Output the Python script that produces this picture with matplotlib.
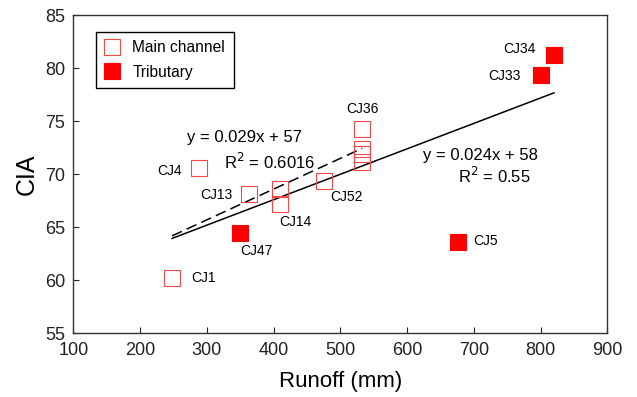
import matplotlib.pyplot as plt
import numpy as np

plt.rcParams['font.family'] = ['Liberation Sans', 'DejaVu Sans']

# Main channel samples (CJ14 and CJ36 were sampled more than once)
main_names = ['CJ1', 'CJ4', 'CJ13', 'CJ14', 'CJ14', 'CJ52', 'CJ36', 'CJ36', 'CJ36', 'CJ36']
main_runoff = [248, 289, 363, 410, 410, 475, 533, 533, 533, 533]
main_cia = [60.2, 70.6, 68.1, 68.6, 67.2, 69.4, 74.3, 72.4, 71.9, 71.2]

# Tributary samples
trib_names = ['CJ47', 'CJ5', 'CJ33', 'CJ34']
trib_runoff = [350, 677, 800, 820]
trib_cia = [64.5, 63.6, 79.4, 81.3]

# Regression equations (slope, intercept, R^2)
fit_main = (0.029, 57, '0.6016')
fit_all = (0.024, 58, '0.55')

fig = plt.figure(figsize=(6.37, 3.97), dpi=100)
ax = fig.add_axes([0.1151, 0.1605, 0.8383, 0.801])

ax.plot(main_runoff, main_cia, 's', ms=11.5, mfc='none', mec='#f04848', mew=0.8,
        label='Main channel', zorder=3)
ax.plot(trib_runoff, trib_cia, 's', ms=11.5, mfc='#ff0000', mec='#ff0000', mew=0.8,
        label='Tributary', zorder=3)

# fit lines over the range of each group
xm = np.array([min(main_runoff), max(main_runoff)])
ax.plot(xm, fit_main[0] * xm + fit_main[1], color='black', lw=1.1, dashes=(7, 3.5), zorder=2)
all_x = main_runoff + trib_runoff
xa = np.array([min(all_x), max(all_x)])
ax.plot(xa, fit_all[0] * xa + fit_all[1], color='black', lw=1.1, zorder=2)

# sample labels: index into the combined lists -> pixel offset and alignment
label_at = {
    0: (19, 0, 'left'), 1: (-18, -3, 'right'), 2: (-16, -1, 'right'),
    4: (15, -18, 'center'), 5: (23, -16, 'center'), 6: (0, 20, 'center'),
    10: (16, -18, 'center'), 11: (15, 1, 'left'), 12: (-20, -1, 'right'),
    13: (-18, 6, 'right'),
}
names = main_names + trib_names
xs = main_runoff + trib_runoff
ys = main_cia + trib_cia
for i, (dx, dy, ha) in label_at.items():
    ax.annotate(names[i], (xs[i], ys[i]), xytext=(dx, dy), textcoords='offset pixels',
                ha=ha, va='center', fontsize=10)

ax.text(356.5, 73.5, f'y = {fit_main[0]}x + {fit_main[1]}', ha='center', va='center', fontsize=12)
ax.text(393.9, 71.2, f'R$^2$ = {fit_main[2]}', ha='center', va='center', fontsize=12)
ax.text(709.3, 71.8, f'y = {fit_all[0]}x + {fit_all[1]}', ha='center', va='center', fontsize=12)
ax.text(731, 69.8, f'R$^2$ = {fit_all[2]}', ha='center', va='center', fontsize=12)

ax.set_xlim(100, 900)
ax.set_ylim(55, 85)
ax.set_xticks(range(100, 901, 100))
ax.set_yticks(range(55, 86, 5))
ax.tick_params(direction='in', length=4, width=0.8, labelsize=13, pad=6, colors='#222222')
for s in ax.spines.values():
    s.set_color('#333333')
    s.set_linewidth(1.0)

ax.set_xlabel('Runoff (mm)', fontsize=16, labelpad=9)
ax.set_ylabel('CIA', fontsize=18, labelpad=4)

ax.legend(loc='upper left', bbox_to_anchor=(0.042, 0.948), borderaxespad=0, fontsize=11.2,
          frameon=True, fancybox=False, edgecolor='black', framealpha=1, handlelength=1.0,
          handletextpad=0.8, borderpad=0.55, labelspacing=0.6, numpoints=1)
ax.get_legend().get_frame().set_linewidth(1.0)

fig.savefig('out.png', dpi=100)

___

Please restate the material above line by line, exactly, beginning at its first line and ending with the line that contains "72.4, 71.9, 71.2]", without any pictures.

Output the Python script that produces this picture with matplotlib.
import matplotlib.pyplot as plt
import numpy as np

plt.rcParams['font.family'] = ['Liberation Sans', 'DejaVu Sans']

# Main channel samples (CJ14 and CJ36 were sampled more than once)
main_names = ['CJ1', 'CJ4', 'CJ13', 'CJ14', 'CJ14', 'CJ52', 'CJ36', 'CJ36', 'CJ36', 'CJ36']
main_runoff = [248, 289, 363, 410, 410, 475, 533, 533, 533, 533]
main_cia = [60.2, 70.6, 68.1, 68.6, 67.2, 69.4, 74.3, 72.4, 71.9, 71.2]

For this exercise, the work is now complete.